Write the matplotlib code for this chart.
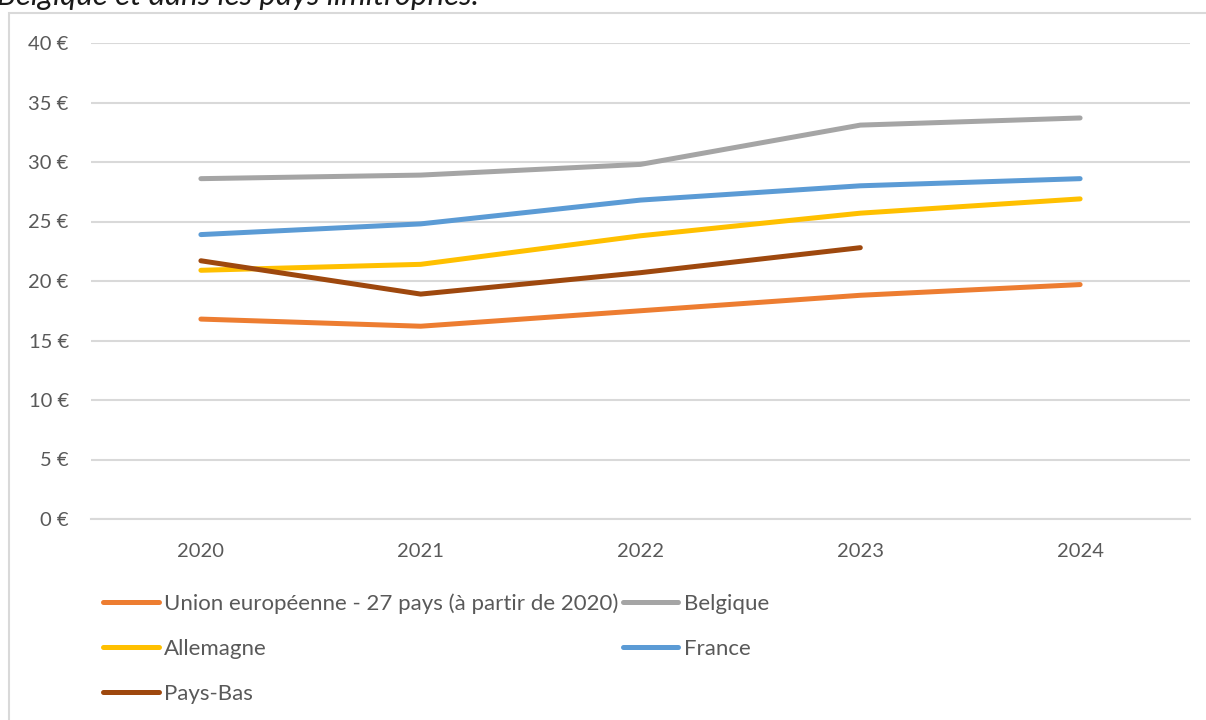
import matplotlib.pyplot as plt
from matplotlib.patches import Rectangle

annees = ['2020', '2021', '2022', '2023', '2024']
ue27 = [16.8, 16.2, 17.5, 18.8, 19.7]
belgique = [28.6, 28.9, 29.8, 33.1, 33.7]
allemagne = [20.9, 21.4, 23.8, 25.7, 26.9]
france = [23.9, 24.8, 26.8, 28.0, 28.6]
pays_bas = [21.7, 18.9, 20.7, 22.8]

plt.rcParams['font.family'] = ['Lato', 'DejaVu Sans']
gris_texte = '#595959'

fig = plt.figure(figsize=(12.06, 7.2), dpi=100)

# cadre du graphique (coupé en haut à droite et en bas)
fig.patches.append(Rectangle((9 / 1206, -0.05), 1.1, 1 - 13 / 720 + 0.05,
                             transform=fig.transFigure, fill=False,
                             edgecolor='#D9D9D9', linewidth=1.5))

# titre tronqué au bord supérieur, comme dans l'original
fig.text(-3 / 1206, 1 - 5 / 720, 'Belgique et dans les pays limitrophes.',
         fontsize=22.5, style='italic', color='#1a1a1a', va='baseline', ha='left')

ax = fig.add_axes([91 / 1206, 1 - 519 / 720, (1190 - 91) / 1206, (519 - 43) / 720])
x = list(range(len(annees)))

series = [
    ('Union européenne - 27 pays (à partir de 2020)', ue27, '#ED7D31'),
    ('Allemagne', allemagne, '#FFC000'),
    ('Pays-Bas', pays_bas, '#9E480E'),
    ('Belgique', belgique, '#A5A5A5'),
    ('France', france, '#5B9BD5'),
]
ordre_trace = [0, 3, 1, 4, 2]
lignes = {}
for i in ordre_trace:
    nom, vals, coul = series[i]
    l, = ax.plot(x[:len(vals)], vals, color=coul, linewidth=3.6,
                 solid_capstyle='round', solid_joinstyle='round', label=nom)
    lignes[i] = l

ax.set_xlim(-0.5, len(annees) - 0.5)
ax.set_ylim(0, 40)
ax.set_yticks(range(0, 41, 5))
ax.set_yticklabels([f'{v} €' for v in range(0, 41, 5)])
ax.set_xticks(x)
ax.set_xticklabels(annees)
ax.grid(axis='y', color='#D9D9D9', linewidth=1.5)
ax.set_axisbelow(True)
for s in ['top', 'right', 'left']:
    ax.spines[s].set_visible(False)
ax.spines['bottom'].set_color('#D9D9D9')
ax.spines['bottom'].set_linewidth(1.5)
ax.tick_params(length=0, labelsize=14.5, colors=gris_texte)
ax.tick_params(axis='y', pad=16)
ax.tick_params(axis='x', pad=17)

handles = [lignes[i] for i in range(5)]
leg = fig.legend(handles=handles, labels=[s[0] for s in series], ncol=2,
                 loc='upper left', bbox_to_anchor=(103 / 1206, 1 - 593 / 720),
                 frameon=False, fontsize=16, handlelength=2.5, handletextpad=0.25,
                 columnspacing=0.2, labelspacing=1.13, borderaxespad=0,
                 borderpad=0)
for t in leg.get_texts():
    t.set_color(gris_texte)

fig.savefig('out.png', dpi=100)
===============
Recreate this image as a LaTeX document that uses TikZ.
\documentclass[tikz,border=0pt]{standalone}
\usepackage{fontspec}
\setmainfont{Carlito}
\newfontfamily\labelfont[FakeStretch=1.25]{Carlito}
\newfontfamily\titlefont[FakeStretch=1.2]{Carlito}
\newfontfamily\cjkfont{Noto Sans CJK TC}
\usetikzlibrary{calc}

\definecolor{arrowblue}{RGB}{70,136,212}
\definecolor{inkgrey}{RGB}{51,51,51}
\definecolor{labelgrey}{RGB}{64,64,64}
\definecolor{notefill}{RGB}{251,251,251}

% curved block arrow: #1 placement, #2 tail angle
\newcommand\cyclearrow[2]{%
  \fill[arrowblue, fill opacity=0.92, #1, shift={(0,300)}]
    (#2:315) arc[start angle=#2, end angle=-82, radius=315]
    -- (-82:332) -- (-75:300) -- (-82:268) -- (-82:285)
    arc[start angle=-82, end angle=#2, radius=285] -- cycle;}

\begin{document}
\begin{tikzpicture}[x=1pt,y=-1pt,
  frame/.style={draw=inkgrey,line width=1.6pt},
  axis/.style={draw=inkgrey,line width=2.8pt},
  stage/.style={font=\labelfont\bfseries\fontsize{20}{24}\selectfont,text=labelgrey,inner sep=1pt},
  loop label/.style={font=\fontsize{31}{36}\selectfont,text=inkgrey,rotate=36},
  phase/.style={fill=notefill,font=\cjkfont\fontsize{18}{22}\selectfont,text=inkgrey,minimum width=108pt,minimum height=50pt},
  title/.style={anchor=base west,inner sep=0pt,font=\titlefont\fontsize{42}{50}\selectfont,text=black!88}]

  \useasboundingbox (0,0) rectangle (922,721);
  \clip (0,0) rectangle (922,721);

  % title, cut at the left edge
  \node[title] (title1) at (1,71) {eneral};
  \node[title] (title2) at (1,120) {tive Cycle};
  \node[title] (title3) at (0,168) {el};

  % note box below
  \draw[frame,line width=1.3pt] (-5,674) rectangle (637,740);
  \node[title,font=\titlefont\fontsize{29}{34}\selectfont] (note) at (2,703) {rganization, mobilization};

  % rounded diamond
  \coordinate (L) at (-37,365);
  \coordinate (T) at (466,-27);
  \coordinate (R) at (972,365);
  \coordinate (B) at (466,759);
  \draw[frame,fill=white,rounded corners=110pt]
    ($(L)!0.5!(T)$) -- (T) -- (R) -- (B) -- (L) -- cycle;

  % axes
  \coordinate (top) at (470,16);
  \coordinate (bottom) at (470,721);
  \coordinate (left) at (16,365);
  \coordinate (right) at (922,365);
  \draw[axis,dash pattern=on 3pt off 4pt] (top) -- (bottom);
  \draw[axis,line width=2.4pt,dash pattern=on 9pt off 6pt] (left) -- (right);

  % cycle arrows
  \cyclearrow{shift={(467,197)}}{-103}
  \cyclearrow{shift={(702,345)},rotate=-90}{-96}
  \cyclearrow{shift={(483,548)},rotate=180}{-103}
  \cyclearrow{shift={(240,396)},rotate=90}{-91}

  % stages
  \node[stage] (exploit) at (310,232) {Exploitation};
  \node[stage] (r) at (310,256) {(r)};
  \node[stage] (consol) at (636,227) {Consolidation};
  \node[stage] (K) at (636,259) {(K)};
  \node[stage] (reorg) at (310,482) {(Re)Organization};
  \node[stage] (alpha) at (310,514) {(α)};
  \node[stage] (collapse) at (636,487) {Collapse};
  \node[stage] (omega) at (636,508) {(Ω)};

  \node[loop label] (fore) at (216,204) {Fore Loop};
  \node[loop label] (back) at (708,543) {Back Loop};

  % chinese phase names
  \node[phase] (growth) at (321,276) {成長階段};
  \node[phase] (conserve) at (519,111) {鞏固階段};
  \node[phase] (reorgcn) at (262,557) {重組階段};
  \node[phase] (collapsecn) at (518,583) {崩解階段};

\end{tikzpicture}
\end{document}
===============
● REQUIRED TASK: Copy exactly the part of the material above that opens with the line containing "Write the matplotlib code for this chart." and closes with the line containing "pays_bas = [21.7, 18.9, 20.7, 22.8]", ends included. Drop the images.

● EXERCISE RESPONSE:
Write the matplotlib code for this chart.
import matplotlib.pyplot as plt
from matplotlib.patches import Rectangle

annees = ['2020', '2021', '2022', '2023', '2024']
ue27 = [16.8, 16.2, 17.5, 18.8, 19.7]
belgique = [28.6, 28.9, 29.8, 33.1, 33.7]
allemagne = [20.9, 21.4, 23.8, 25.7, 26.9]
france = [23.9, 24.8, 26.8, 28.0, 28.6]
pays_bas = [21.7, 18.9, 20.7, 22.8]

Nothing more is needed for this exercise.